* begin Data for this task *

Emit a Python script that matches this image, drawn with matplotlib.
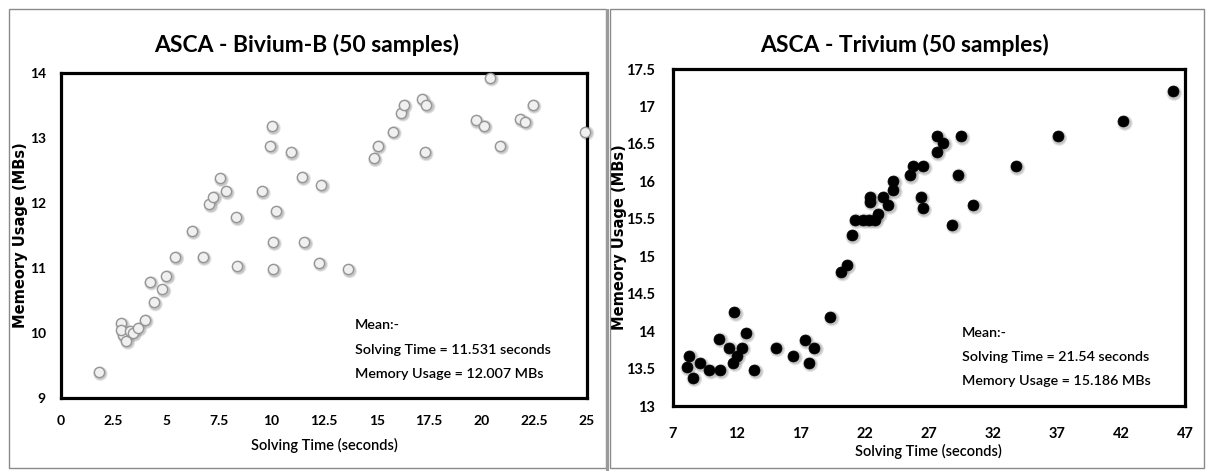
import matplotlib
matplotlib.use("Agg")
import matplotlib.pyplot as plt
import matplotlib.transforms as mtransforms
from matplotlib.patches import Rectangle

# ---------------- data ----------------
biv_time = [1.79, 2.85, 2.95, 2.87, 3.10, 3.27, 3.42, 3.66, 3.98, 4.22,
            4.41, 4.82, 5.01, 5.43, 6.22, 6.73, 7.05, 7.24, 7.55, 7.83,
            8.32, 8.38, 9.54, 9.94, 10.02, 10.07, 10.07, 10.22, 10.92, 11.45,
            11.56, 12.26, 12.37, 13.64, 14.86, 15.05, 15.77, 16.17, 16.29, 17.17,
            17.28, 17.37, 19.71, 20.10, 20.39, 20.87, 21.82, 22.05, 22.41, 24.92]
biv_mem = [9.40, 10.15, 9.97, 10.05, 9.88, 10.03, 10.00, 10.08, 10.20, 10.79,
           10.47, 10.67, 10.88, 11.17, 11.57, 11.17, 11.98, 12.10, 12.38, 12.18,
           11.78, 11.03, 12.18, 12.88, 13.18, 11.40, 10.98, 11.87, 12.78, 12.40,
           11.40, 11.08, 12.28, 10.98, 12.69, 12.88, 13.10, 13.39, 13.51, 13.60,
           12.78, 13.51, 13.27, 13.19, 13.93, 12.88, 13.29, 13.25, 13.51, 13.10]

tri_time = [8.09, 8.30, 8.56, 9.13, 9.86, 10.69, 10.64, 11.42, 11.81, 11.73,
            11.99, 12.38, 12.70, 13.37, 15.04, 16.42, 17.33, 17.62, 18.06, 19.30,
            20.14, 20.58, 20.97, 21.23, 21.88, 22.35, 22.79, 23.05, 22.40, 22.40,
            23.44, 23.83, 24.22, 24.22, 25.52, 25.78, 26.56, 26.36, 26.51, 27.61,
            27.66, 28.13, 46.03, 42.18, 37.05, 33.78, 29.50, 29.25, 30.47, 28.83]
tri_mem = [13.52, 13.67, 13.38, 13.57, 13.48, 13.48, 13.90, 13.78, 14.25, 13.58,
           13.67, 13.78, 13.97, 13.48, 13.78, 13.67, 13.88, 13.58, 13.78, 14.19,
           14.79, 14.88, 15.28, 15.49, 15.49, 15.49, 15.49, 15.57, 15.79, 15.73,
           15.79, 15.68, 16.00, 15.88, 16.08, 16.20, 16.20, 15.79, 15.64, 16.39,
           16.60, 16.51, 17.20, 16.80, 16.60, 16.20, 16.60, 16.09, 15.68, 15.42]

biv_xticks = [0, 2.5, 5, 7.5, 10, 12.5, 15, 17.5, 20, 22.5, 25]
biv_xticklabels = ["0", "2.5", "5", "7.5", "10", "12.5", "15", "17.5", "20", "22.5", "25"]
biv_yticks = [9, 10, 11, 12, 13, 14]
tri_xticks = [7, 12, 17, 22, 27, 32, 37, 42, 47]
tri_yticks = [13, 13.5, 14, 14.5, 15, 15.5, 16, 16.5, 17, 17.5]
tri_yticklabels = ["13", "13.5", "14", "14.5", "15", "15.5", "16", "16.5", "17", "17.5"]

titles = ["ASCA - Bivium-B (50 samples)", "ASCA - Trivium (50 samples)"]
xlabel = "Solving Time (seconds)"
ylabel = "Memeory Usage (MBs)"
biv_note = ["Mean:-", "Solving Time = 11.531 seconds", "Memory Usage = 12.007 MBs"]
tri_note = ["Mean:-", "Solving Time = 21.54 seconds", "Memory Usage = 15.186 MBs"]

# ---------------- figure ----------------
W, H = 1209, 471
fig = plt.figure(figsize=(W / 100, H / 100), dpi=100)
fig.patch.set_facecolor("white")

def fx(px):
    return px / W

def fy(py):
    return 1 - py / H

# panel frames
for (x0, x1) in [(9, 606), (610, 1204)]:
    fig.patches.append(Rectangle((fx(x0), fy(468)), fx(x1 - x0), (468 - 9) / H,
                                 transform=fig.transFigure, fill=False,
                                 edgecolor="#8a8a8a", linewidth=1.0))
# divider shadow
fig.patches.append(Rectangle((fx(606), 0), fx(3), fy(9),
                             transform=fig.transFigure, facecolor="#9a9a9a",
                             edgecolor="none"))

TFONT = "Lato"

def make_axes(box, xlim, ylim):
    x0, x1, y0, y1 = box  # pixels: left, right, top, bottom
    ax = fig.add_axes([fx(x0), fy(y1), fx(x1 - x0), (y1 - y0) / H])
    ax.set_xlim(*xlim)
    ax.set_ylim(*ylim)
    for s in ax.spines.values():
        s.set_linewidth(2.3)
        s.set_color("black")
    ax.tick_params(length=0)
    return ax

def shadow_scatter(ax, x, y, face, edge, size, ew):
    off = mtransforms.offset_copy(ax.transData, fig=fig, x=1.2, y=-1.2, units="points")
    ax.scatter(x, y, s=size * 2.0, c="#7a7a7a", alpha=0.22, edgecolors="none",
               transform=off, zorder=2, clip_on=False)
    ax.scatter(x, y, s=size * 1.4, c="#8a8a8a", alpha=0.32, edgecolors="none",
               transform=off, zorder=2, clip_on=False)
    ax.scatter(x, y, s=size, c=face, edgecolors=edge, linewidths=ew,
               zorder=3, clip_on=False)

# ---- left: Bivium-B ----
ax1 = make_axes((61, 587, 73, 398), (0, 25), (9, 14))
shadow_scatter(ax1, biv_time, biv_mem, "#f0f0f0", "#959595", 54, 1.0)
ax1.set_xticks(biv_xticks)
ax1.set_xticklabels(biv_xticklabels)
ax1.set_yticks(biv_yticks)
for lab in ax1.get_xticklabels() + ax1.get_yticklabels():
    lab.set_fontfamily(TFONT)
    lab.set_fontweight("bold")
    lab.set_fontsize(10)
ax1.tick_params(axis="x", pad=12)
ax1.tick_params(axis="y", pad=11)
ax1.set_xlabel(xlabel, fontfamily=TFONT, fontweight="semibold", fontsize=10.5, labelpad=8)
ax1.set_ylabel(ylabel, fontfamily="DejaVu Sans", fontweight="bold", fontsize=10.5)
ax1.yaxis.set_label_coords((28 - 61) / 526, 0.5)
fig.text(fx(307), fy(45), titles[0], ha="center", va="center",
         fontfamily=TFONT, fontweight="bold", fontsize=16.5)
for i, t in enumerate(biv_note):
    fig.text(fx(355), fy(325 + 24.5 * i), t, ha="left", va="center",
             fontfamily=TFONT, fontweight="semibold", fontsize=10.3)

# ---- right: Trivium ----
ax2 = make_axes((672.7, 1185, 69, 406), (7, 47), (13, 17.5))
shadow_scatter(ax2, tri_time, tri_mem, "black", "black", 62, 0.5)
ax2.set_xticks(tri_xticks)
ax2.set_yticks(tri_yticks)
ax2.set_yticklabels(tri_yticklabels)
for lab in ax2.get_xticklabels() + ax2.get_yticklabels():
    lab.set_fontfamily(TFONT)
    lab.set_fontweight("bold")
    lab.set_fontsize(10.5)
ax2.tick_params(axis="x", pad=15)
ax2.tick_params(axis="y", pad=13)
ax2.set_xlabel(xlabel, fontfamily=TFONT, fontweight="semibold", fontsize=10.5, labelpad=2)
ax2.set_ylabel(ylabel, fontfamily="DejaVu Sans", fontweight="bold", fontsize=10.5)
ax2.yaxis.set_label_coords((627 - 672.7) / 512.3, 0.5)
fig.text(fx(905), fy(45), titles[1], ha="center", va="center",
         fontfamily=TFONT, fontweight="bold", fontsize=16.5)
for i, t in enumerate(tri_note):
    fig.text(fx(962), fy(333 + 24 * i), t, ha="left", va="center",
             fontfamily=TFONT, fontweight="semibold", fontsize=10.3)

fig.savefig("out.png", dpi=100)
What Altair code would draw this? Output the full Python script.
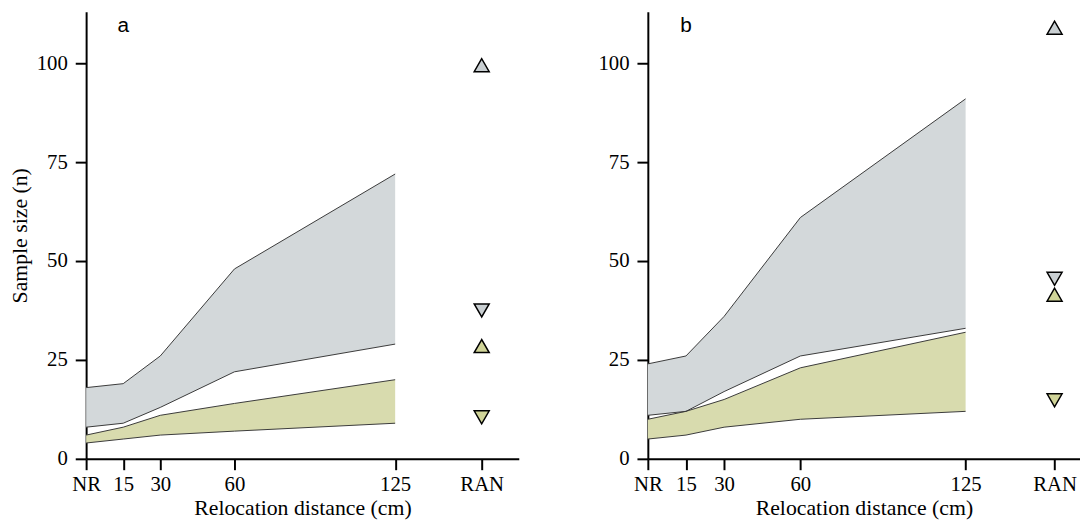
import altair as alt
import pandas as pd

# ---------------- data ----------------
distance = [0, 15, 30, 60, 125]
tick_values = [0, 15, 30, 60, 125, 160]
tick_labels = ["NR", "15", "30", "60", "125", "RAN"]
ran_x = 160
y_ticks = [0, 25, 50, 75, 100]

# panel a
a_gray_upper = [18, 19, 26, 48, 72]
a_gray_lower = [8, 9, 13, 22, 29]
a_green_upper = [6, 8, 11, 14, 20]
a_green_lower = [4, 5, 6, 7, 9]
a_ran_gray = [99.5, 37.5]    # up, down
a_ran_green = [28.5, 10.5]   # up, down

# panel b
b_gray_upper = [24, 26, 36, 61, 91]
b_gray_lower = [11, 12, 17, 26, 33]
b_green_upper = [10, 12, 15, 23, 32]
b_green_lower = [5, 6, 8, 10, 12]
b_ran_gray = [109, 45.5]
b_ran_green = [41.5, 14.8]

groups = ["gray", "green"]
band_colors = ["#d3d8da", "#d8dbae"]
marker_colors = ["#c9cfd2", "#d0d498"]

label_expr = " : ".join(
    [f"datum.value == {v} ? '{l}'" for v, l in zip(tick_values, tick_labels)]
) + " : datum.label"

SERIF = "Liberation Serif"


def make_panel(letter, gu, gl, eu, el, rg, re, x_max, width, y_title):
    bands = pd.DataFrame({
        "distance": distance * 2,
        "group": ["gray"] * len(distance) + ["green"] * len(distance),
        "lower": gl + el,
        "upper": gu + eu,
    })
    lines = bands.melt(id_vars=["distance", "group"], value_vars=["lower", "upper"],
                       var_name="bound", value_name="n")
    lines["key"] = lines["group"] + "_" + lines["bound"]
    pts = pd.DataFrame({
        "distance": [ran_x] * 4,
        "group": ["gray", "gray", "green", "green"],
        "dir": ["up", "down", "up", "down"],
        "n": rg + re,
    })
    lab = pd.DataFrame({"distance": [15], "n": [107.8], "label": [letter]})

    xscale = alt.Scale(domain=[0, x_max], nice=False, zero=True)
    yscale = alt.Scale(domain=[0, 113], nice=False, zero=True)
    xaxis = alt.Axis(values=tick_values, labelExpr=label_expr, grid=False,
                     tickSize=11, tickWidth=2, tickColor="black",
                     domainWidth=2, domainColor="black",
                     labelFont=SERIF, labelFontSize=21, labelColor="black",
                     labelPadding=4, labelFlush=False, labelOverlap=False,
                     title="Relocation distance (cm)", titleFont=SERIF,
                     titleFontSize=22, titleFontWeight="normal", titleColor="black",
                     titlePadding=3)
    yaxis = alt.Axis(values=y_ticks, grid=False, tickSize=11, tickWidth=2,
                     tickColor="black", domainWidth=2, domainColor="black",
                     labelFont=SERIF, labelFontSize=21, labelColor="black",
                     labelPadding=8, title=y_title, titleFont=SERIF,
                     titleFontSize=22, titleFontWeight="normal", titleColor="black",
                     titlePadding=5)

    x = alt.X("distance:Q", scale=xscale, axis=xaxis)
    area = alt.Chart(bands).mark_area(opacity=1).encode(
        x=x,
        y=alt.Y("lower:Q", scale=yscale, axis=yaxis),
        y2="upper:Q",
        color=alt.Color("group:N", scale=alt.Scale(domain=groups, range=band_colors),
                        legend=None),
    )
    line = alt.Chart(lines).mark_line(color="#3a3a3a", strokeWidth=1).encode(
        x=x,
        y=alt.Y("n:Q", scale=yscale),
        detail="key:N",
    )
    points = alt.Chart(pts).mark_point(filled=True, size=230, stroke="black",
                                       strokeWidth=1.5, opacity=1).encode(
        x=x,
        y=alt.Y("n:Q", scale=yscale),
        shape=alt.Shape("dir:N", scale=alt.Scale(domain=["up", "down"],
                                                 range=["triangle-up", "triangle-down"]),
                        legend=None),
        fill=alt.Fill("group:N", scale=alt.Scale(domain=groups, range=marker_colors),
                      legend=None),
    )
    text = alt.Chart(lab).mark_text(font="Liberation Sans", fontSize=21,
                                    align="center", baseline="alphabetic",
                                    color="black").encode(
        x=x,
        y=alt.Y("n:Q", scale=yscale),
        text="label:N",
    )
    return alt.layer(area, line, points, text).properties(width=width, height=452)


panel_a = make_panel("a", a_gray_upper, a_gray_lower, a_green_upper, a_green_lower,
                     a_ran_gray, a_ran_green, 175, 437.5, "Sample size (n)")
panel_b = make_panel("b", b_gray_upper, b_gray_lower, b_green_upper, b_green_lower,
                     b_ran_gray, b_ran_green, 170, 437, "")

chart = alt.hconcat(panel_a, panel_b, spacing=79).resolve_scale(
    x="independent", y="independent"
).properties(
    padding={"left": 0, "top": 1, "right": 0, "bottom": 0},
    background="white",
).configure_view(stroke=None)

chart.save("out.html", embed_options={"renderer": "svg", "actions": False})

* end Data for this task *

Problem description — Write out, exactly and with nothing added, everything from the line with "What Altair code" down to the line with "import pandas as pd", both included. Drop any pictures.

Answer to the task —
What Altair code would draw this? Output the full Python script.
import altair as alt
import pandas as pd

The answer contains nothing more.